- _INFORMATION SUPPLIED_:
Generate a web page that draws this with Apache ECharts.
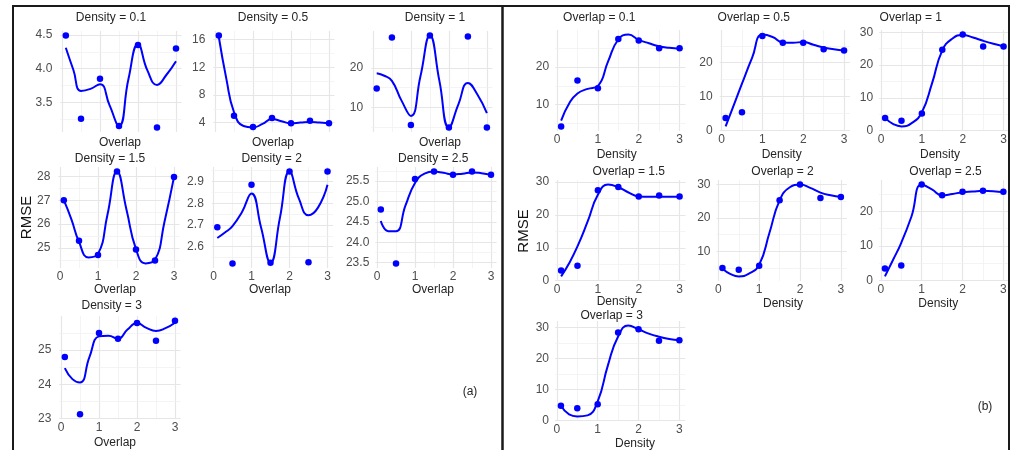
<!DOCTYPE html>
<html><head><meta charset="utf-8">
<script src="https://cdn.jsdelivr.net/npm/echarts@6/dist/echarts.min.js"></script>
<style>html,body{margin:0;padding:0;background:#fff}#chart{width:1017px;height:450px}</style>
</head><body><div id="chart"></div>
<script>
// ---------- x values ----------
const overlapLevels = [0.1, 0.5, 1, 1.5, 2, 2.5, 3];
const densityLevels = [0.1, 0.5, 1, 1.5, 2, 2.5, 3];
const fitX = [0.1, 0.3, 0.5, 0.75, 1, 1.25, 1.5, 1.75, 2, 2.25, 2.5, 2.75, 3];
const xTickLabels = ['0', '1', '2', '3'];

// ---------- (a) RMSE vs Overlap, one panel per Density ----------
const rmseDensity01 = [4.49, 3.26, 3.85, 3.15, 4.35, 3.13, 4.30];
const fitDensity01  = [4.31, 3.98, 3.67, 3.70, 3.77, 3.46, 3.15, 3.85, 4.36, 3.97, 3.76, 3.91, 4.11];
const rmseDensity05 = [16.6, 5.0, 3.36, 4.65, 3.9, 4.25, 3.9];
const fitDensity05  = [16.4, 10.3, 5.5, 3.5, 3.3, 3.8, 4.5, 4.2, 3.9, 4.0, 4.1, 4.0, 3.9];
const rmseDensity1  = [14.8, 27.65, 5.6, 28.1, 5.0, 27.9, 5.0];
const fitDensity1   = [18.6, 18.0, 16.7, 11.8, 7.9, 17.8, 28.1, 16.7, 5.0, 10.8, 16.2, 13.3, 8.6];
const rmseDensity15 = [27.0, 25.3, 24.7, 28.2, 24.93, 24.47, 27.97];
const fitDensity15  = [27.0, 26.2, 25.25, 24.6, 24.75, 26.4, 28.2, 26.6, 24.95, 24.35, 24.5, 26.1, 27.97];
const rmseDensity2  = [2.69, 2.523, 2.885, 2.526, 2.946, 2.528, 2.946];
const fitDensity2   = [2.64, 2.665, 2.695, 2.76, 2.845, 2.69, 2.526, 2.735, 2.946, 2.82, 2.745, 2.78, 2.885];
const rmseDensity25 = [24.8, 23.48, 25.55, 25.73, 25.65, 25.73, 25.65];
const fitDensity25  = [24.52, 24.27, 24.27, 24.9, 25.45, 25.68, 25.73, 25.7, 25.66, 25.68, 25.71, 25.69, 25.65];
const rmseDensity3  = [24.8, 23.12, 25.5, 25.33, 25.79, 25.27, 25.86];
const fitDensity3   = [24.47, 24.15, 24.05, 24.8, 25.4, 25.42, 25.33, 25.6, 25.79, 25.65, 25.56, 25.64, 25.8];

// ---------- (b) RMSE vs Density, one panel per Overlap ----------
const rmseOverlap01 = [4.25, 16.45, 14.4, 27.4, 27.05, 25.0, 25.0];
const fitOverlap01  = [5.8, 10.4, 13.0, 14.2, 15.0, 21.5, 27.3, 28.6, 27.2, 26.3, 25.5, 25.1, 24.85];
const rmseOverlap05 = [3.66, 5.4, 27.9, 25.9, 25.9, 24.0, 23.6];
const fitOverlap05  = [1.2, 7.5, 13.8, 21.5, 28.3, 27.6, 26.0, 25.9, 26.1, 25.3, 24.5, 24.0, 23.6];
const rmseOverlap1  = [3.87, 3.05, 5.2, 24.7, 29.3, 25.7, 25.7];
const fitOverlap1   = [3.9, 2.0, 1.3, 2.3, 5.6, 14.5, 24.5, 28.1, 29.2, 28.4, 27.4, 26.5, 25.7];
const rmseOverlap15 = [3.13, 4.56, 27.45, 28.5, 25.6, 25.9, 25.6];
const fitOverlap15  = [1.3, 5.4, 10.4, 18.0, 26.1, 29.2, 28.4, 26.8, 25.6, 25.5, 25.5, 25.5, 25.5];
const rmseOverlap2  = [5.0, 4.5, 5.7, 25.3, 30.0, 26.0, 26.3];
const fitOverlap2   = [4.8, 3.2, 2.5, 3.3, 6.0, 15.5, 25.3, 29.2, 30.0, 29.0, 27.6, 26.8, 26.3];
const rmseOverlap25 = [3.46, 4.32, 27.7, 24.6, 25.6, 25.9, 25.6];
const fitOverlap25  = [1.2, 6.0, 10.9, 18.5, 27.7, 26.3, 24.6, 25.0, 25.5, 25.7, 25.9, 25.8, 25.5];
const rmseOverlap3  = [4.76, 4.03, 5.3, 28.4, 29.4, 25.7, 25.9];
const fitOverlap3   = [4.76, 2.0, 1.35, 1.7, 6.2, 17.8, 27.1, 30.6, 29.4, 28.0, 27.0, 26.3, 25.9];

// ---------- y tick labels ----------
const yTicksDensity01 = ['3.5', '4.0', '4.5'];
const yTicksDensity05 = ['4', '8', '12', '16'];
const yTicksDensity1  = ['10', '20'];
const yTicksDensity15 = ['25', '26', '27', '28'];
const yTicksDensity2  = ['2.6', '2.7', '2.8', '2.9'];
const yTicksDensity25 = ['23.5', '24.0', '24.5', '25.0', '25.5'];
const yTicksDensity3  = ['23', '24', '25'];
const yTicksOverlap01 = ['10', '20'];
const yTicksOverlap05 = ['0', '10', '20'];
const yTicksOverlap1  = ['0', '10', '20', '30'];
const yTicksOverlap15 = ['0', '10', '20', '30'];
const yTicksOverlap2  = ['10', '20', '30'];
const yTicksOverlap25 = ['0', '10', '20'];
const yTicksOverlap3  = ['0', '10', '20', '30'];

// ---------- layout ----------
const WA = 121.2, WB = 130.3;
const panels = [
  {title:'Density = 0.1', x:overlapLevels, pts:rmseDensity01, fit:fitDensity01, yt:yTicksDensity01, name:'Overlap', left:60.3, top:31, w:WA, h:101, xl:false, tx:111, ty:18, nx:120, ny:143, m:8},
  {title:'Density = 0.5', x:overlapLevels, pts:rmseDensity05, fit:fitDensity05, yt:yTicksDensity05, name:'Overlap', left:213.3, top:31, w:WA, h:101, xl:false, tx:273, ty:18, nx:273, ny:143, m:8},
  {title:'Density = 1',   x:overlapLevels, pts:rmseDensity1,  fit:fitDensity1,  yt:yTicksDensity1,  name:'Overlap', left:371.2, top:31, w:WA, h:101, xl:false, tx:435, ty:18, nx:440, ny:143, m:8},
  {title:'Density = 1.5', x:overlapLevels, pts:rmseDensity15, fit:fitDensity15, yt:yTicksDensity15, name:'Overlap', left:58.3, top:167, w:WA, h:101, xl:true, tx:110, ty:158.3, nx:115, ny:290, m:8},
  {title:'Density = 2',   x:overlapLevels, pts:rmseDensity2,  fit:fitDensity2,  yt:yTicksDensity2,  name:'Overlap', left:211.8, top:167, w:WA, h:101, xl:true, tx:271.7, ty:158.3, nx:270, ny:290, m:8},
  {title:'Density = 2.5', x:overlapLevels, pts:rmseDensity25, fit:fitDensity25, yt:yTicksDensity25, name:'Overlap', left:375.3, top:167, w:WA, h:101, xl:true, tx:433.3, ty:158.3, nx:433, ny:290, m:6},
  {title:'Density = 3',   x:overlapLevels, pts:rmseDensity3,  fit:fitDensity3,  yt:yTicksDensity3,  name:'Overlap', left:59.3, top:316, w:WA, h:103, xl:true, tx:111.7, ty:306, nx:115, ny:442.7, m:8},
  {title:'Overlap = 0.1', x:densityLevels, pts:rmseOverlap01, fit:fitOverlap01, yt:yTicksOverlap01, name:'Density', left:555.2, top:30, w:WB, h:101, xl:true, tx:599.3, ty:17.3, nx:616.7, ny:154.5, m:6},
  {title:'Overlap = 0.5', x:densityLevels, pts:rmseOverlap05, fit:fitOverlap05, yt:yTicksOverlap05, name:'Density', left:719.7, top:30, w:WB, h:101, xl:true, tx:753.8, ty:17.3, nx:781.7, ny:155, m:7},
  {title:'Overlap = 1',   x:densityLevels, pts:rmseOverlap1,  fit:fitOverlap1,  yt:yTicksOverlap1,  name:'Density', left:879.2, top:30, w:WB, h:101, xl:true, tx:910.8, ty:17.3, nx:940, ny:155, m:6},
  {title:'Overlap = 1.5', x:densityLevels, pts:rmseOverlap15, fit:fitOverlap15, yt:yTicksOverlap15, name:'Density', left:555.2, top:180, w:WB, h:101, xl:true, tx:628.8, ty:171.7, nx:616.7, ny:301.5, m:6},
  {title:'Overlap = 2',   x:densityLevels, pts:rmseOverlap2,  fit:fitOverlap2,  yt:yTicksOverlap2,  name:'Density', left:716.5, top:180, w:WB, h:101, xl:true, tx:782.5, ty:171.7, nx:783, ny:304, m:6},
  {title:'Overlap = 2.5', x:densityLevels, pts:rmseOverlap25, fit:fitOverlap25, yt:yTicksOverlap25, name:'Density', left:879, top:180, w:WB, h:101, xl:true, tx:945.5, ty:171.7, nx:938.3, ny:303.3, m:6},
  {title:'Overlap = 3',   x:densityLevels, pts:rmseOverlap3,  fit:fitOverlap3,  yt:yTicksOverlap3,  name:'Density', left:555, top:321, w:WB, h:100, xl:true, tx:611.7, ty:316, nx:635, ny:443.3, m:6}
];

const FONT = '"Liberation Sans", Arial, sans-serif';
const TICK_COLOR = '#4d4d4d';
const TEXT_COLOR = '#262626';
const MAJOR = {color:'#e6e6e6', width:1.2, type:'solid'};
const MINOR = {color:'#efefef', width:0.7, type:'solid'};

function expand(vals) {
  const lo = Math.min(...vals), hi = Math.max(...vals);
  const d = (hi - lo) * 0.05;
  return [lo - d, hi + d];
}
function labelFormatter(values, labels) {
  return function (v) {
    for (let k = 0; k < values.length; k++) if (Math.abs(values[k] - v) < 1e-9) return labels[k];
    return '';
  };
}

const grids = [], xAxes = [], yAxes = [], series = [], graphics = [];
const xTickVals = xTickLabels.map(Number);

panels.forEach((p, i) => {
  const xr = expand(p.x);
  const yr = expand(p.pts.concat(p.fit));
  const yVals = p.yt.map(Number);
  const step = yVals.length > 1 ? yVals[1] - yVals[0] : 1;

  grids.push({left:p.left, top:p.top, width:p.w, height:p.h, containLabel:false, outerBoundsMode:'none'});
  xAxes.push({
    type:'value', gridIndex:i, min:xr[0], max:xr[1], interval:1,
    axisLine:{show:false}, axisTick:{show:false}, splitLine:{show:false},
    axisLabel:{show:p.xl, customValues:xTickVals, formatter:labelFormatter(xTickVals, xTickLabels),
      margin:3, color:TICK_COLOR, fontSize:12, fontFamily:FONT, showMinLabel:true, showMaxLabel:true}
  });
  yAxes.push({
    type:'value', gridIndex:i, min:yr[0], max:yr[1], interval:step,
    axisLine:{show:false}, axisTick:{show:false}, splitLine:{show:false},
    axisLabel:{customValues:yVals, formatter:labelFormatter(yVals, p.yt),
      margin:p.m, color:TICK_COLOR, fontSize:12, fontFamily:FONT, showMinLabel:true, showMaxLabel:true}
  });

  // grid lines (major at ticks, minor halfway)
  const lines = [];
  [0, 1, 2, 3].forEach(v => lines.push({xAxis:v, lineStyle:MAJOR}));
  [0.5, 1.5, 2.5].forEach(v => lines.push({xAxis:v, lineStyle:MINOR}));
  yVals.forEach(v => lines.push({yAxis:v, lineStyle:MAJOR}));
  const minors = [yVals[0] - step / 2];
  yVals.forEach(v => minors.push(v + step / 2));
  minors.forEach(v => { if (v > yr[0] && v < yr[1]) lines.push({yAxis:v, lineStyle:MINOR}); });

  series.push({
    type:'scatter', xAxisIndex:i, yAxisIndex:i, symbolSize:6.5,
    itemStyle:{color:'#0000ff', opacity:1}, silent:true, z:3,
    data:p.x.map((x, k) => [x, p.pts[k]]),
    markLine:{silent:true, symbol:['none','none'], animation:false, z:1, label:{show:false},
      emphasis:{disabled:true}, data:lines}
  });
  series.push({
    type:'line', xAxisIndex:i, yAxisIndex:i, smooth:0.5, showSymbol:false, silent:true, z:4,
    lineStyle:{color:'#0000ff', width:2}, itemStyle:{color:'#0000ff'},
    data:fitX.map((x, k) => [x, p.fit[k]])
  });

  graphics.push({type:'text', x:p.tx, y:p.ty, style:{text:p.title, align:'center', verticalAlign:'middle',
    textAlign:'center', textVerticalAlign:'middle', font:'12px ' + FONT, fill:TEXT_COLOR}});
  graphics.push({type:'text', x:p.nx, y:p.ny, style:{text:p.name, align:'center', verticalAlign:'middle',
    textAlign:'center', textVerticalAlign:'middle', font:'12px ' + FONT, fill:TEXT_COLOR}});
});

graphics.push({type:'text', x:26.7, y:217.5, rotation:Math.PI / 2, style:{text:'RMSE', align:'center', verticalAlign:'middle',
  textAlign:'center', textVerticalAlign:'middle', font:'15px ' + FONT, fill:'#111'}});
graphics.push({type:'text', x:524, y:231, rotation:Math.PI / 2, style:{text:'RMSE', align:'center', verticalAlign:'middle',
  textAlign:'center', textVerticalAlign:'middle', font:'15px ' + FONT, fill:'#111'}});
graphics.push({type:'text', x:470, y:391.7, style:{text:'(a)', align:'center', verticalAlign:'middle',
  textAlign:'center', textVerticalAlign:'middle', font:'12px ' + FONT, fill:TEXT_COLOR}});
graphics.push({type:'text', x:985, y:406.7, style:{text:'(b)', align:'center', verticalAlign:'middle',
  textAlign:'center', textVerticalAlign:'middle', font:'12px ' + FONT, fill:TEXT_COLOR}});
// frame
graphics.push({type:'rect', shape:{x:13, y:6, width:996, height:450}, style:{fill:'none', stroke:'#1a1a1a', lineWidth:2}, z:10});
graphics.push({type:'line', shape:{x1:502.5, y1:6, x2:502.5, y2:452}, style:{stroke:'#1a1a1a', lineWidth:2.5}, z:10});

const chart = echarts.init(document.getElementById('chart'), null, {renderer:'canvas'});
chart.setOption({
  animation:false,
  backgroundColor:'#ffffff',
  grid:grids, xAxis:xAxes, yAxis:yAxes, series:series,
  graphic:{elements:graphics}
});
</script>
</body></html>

- _TASK DETAILS_: Copy exactly the lines running from the beginning of the listing through the line that has "const xTickLabels = ['0', '1', '2', '3'];". Drop the pictures.

- _TASK ANSWER_:
Generate a web page that draws this with Apache ECharts.
<!DOCTYPE html>
<html><head><meta charset="utf-8">
<script src="https://cdn.jsdelivr.net/npm/echarts@6/dist/echarts.min.js"></script>
<style>html,body{margin:0;padding:0;background:#fff}#chart{width:1017px;height:450px}</style>
</head><body><div id="chart"></div>
<script>
// ---------- x values ----------
const overlapLevels = [0.1, 0.5, 1, 1.5, 2, 2.5, 3];
const densityLevels = [0.1, 0.5, 1, 1.5, 2, 2.5, 3];
const fitX = [0.1, 0.3, 0.5, 0.75, 1, 1.25, 1.5, 1.75, 2, 2.25, 2.5, 2.75, 3];
const xTickLabels = ['0', '1', '2', '3'];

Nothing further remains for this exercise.